AVAILABLE DATA:
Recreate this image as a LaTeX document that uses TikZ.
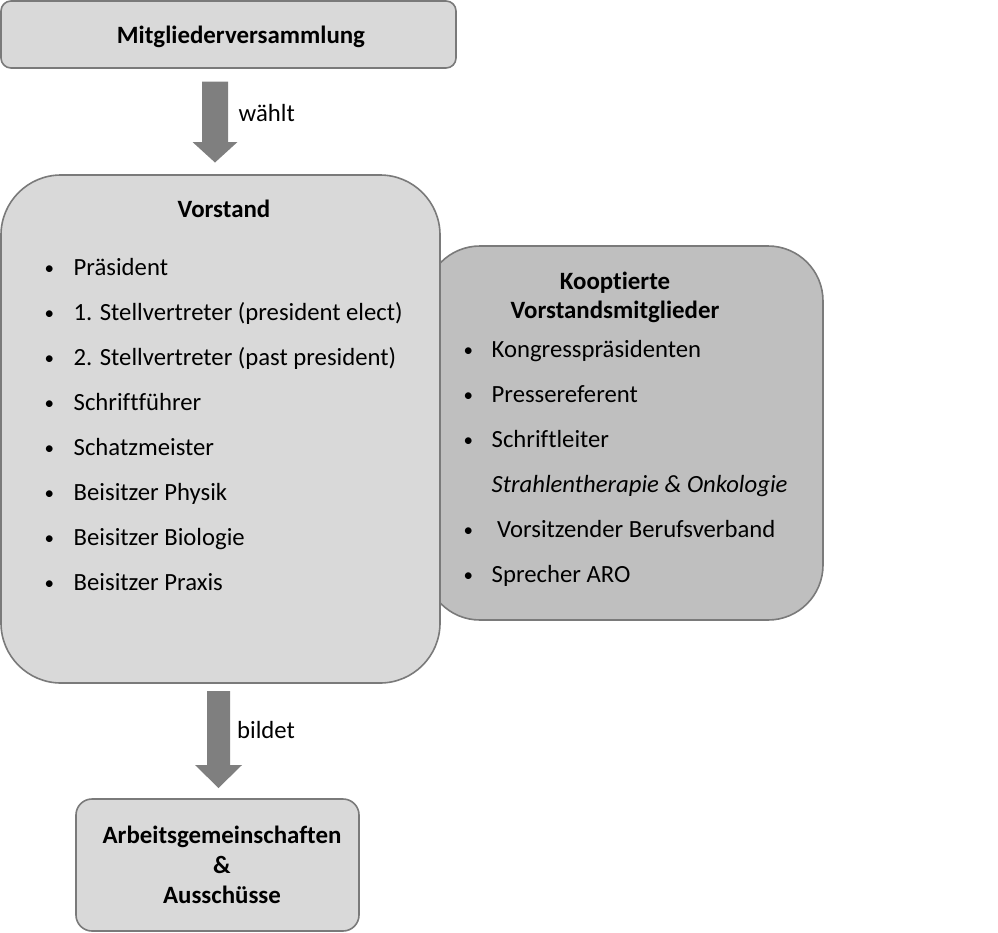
\documentclass[tikz,border=0pt]{standalone}
\usepackage{fontspec}
\setmainfont{Carlito}[Ligatures=NoCommon]
\definecolor{boxfill}{HTML}{D9D9D9}
\definecolor{koopfill}{HTML}{BFBFBF}
\definecolor{edgegray}{HTML}{7A7A7A}
\definecolor{arrowgray}{HTML}{7F7F7F}
\begin{document}
\begin{tikzpicture}[x=1pt,y=-1pt,
  panel/.style={draw=edgegray, line width=1.6pt, inner sep=0pt},
  txt/.style={font=\fontsize{24.7}{29}\selectfont, inner sep=0pt, anchor=base west},
  ttl/.style={font=\fontsize{24.9}{29}\selectfont\bfseries, inner sep=0pt, anchor=base},
  blt/.style={font=\fontsize{19}{23}\selectfont, inner sep=0pt, anchor=base west},
  blockarrow/.style={fill=arrowgray, draw=none}]
\useasboundingbox (0,0) rectangle (998,932);

% top box
\node[panel, fill=boxfill, rounded corners=10pt, minimum width=455pt, minimum height=67pt] (mv) at (228.5,34.5) {};
\node[ttl] (mvt) at (241,43) {Mitgliederversammlung};

% arrow 1
\fill[blockarrow] (202,81.5) -- (228,81.5) -- (228,142) -- (237.5,142) -- (215,162.5) -- (192.5,142) -- (202,142) -- cycle;
\node[txt] (waehlt) at (238.5,121.5) {wählt};

% Kooptierte box (behind)
\node[panel, fill=koopfill, rounded corners=55pt, minimum width=398pt, minimum height=374pt] (koop) at (624,433) {};

% Vorstand box
\node[panel, fill=boxfill, rounded corners=60pt, minimum width=439pt, minimum height=508pt] (vs) at (220.5,429) {};
\node[ttl] (vst) at (224,217) {Vorstand};
\foreach \t [count=\i] in {Präsident,1. Stellvertreter (president elect),2. Stellvertreter (past president),Schriftführer,Schatzmeister,Beisitzer Physik,Beisitzer Biologie,Beisitzer Praxis}{
  \node[blt] (vb\i) at (44.5,{274+45*(\i-1)}) {•};
  \node[txt] (vi\i) at (73.5,{275+45*(\i-1)}) {\t};
}

% Kooptierte text
\node[ttl] (kt1) at (615,289) {Kooptierte};
\node[ttl] (kt2) at (615,318.5) {Vorstandsmitglieder};
\node[blt] (kb1) at (463.5,356) {•};
\node[txt] (ki1) at (491.5,357) {Kongresspräsidenten};
\node[blt] (kb2) at (463.5,401) {•};
\node[txt] (ki2) at (491.5,402) {Pressereferent};
\node[blt] (kb3) at (463.5,446) {•};
\node[txt] (ki3) at (491.5,447) {Schriftleiter};
\node[txt] (ki3b) at (491.5,492) {\itshape Strahlentherapie \& Onkologie};
\node[blt] (kb4) at (463.5,536) {•};
\node[txt] (ki4) at (497,537) {Vorsitzender Berufsverband};
\node[blt] (kb5) at (463.5,581) {•};
\node[txt] (ki5) at (491.5,582) {Sprecher ARO};

% arrow 2
\fill[blockarrow] (207,691) -- (230,691) -- (230,765) -- (242,765) -- (218.5,788) -- (195,765) -- (207,765) -- cycle;
\node[txt] (bildet) at (237,738) {bildet};

% bottom box
\node[panel, fill=boxfill, rounded corners=16pt, minimum width=283pt, minimum height=132pt] (ag) at (217.5,865) {};
\node[ttl] (ag1) at (222,843) {Arbeitsgemeinschaften};
\node[ttl] (ag2) at (222,873) {\&};
\node[ttl] (ag3) at (222,903) {Ausschüsse};
\end{tikzpicture}
\end{document}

PROBLEM TO SOLVE:
Take the listing and print it again exactly, but without any pictures.

RESULT OF THIS EXERCISE:
Recreate this image as a LaTeX document that uses TikZ.
\documentclass[tikz,border=0pt]{standalone}
\usepackage{fontspec}
\setmainfont{Carlito}[Ligatures=NoCommon]
\definecolor{boxfill}{HTML}{D9D9D9}
\definecolor{koopfill}{HTML}{BFBFBF}
\definecolor{edgegray}{HTML}{7A7A7A}
\definecolor{arrowgray}{HTML}{7F7F7F}
\begin{document}
\begin{tikzpicture}[x=1pt,y=-1pt,
  panel/.style={draw=edgegray, line width=1.6pt, inner sep=0pt},
  txt/.style={font=\fontsize{24.7}{29}\selectfont, inner sep=0pt, anchor=base west},
  ttl/.style={font=\fontsize{24.9}{29}\selectfont\bfseries, inner sep=0pt, anchor=base},
  blt/.style={font=\fontsize{19}{23}\selectfont, inner sep=0pt, anchor=base west},
  blockarrow/.style={fill=arrowgray, draw=none}]
\useasboundingbox (0,0) rectangle (998,932);

% top box
\node[panel, fill=boxfill, rounded corners=10pt, minimum width=455pt, minimum height=67pt] (mv) at (228.5,34.5) {};
\node[ttl] (mvt) at (241,43) {Mitgliederversammlung};

% arrow 1
\fill[blockarrow] (202,81.5) -- (228,81.5) -- (228,142) -- (237.5,142) -- (215,162.5) -- (192.5,142) -- (202,142) -- cycle;
\node[txt] (waehlt) at (238.5,121.5) {wählt};

% Kooptierte box (behind)
\node[panel, fill=koopfill, rounded corners=55pt, minimum width=398pt, minimum height=374pt] (koop) at (624,433) {};

% Vorstand box
\node[panel, fill=boxfill, rounded corners=60pt, minimum width=439pt, minimum height=508pt] (vs) at (220.5,429) {};
\node[ttl] (vst) at (224,217) {Vorstand};
\foreach \t [count=\i] in {Präsident,1. Stellvertreter (president elect),2. Stellvertreter (past president),Schriftführer,Schatzmeister,Beisitzer Physik,Beisitzer Biologie,Beisitzer Praxis}{
  \node[blt] (vb\i) at (44.5,{274+45*(\i-1)}) {•};
  \node[txt] (vi\i) at (73.5,{275+45*(\i-1)}) {\t};
}

% Kooptierte text
\node[ttl] (kt1) at (615,289) {Kooptierte};
\node[ttl] (kt2) at (615,318.5) {Vorstandsmitglieder};
\node[blt] (kb1) at (463.5,356) {•};
\node[txt] (ki1) at (491.5,357) {Kongresspräsidenten};
\node[blt] (kb2) at (463.5,401) {•};
\node[txt] (ki2) at (491.5,402) {Pressereferent};
\node[blt] (kb3) at (463.5,446) {•};
\node[txt] (ki3) at (491.5,447) {Schriftleiter};
\node[txt] (ki3b) at (491.5,492) {\itshape Strahlentherapie \& Onkologie};
\node[blt] (kb4) at (463.5,536) {•};
\node[txt] (ki4) at (497,537) {Vorsitzender Berufsverband};
\node[blt] (kb5) at (463.5,581) {•};
\node[txt] (ki5) at (491.5,582) {Sprecher ARO};

% arrow 2
\fill[blockarrow] (207,691) -- (230,691) -- (230,765) -- (242,765) -- (218.5,788) -- (195,765) -- (207,765) -- cycle;
\node[txt] (bildet) at (237,738) {bildet};

% bottom box
\node[panel, fill=boxfill, rounded corners=16pt, minimum width=283pt, minimum height=132pt] (ag) at (217.5,865) {};
\node[ttl] (ag1) at (222,843) {Arbeitsgemeinschaften};
\node[ttl] (ag2) at (222,873) {\&};
\node[ttl] (ag3) at (222,903) {Ausschüsse};
\end{tikzpicture}
\end{document}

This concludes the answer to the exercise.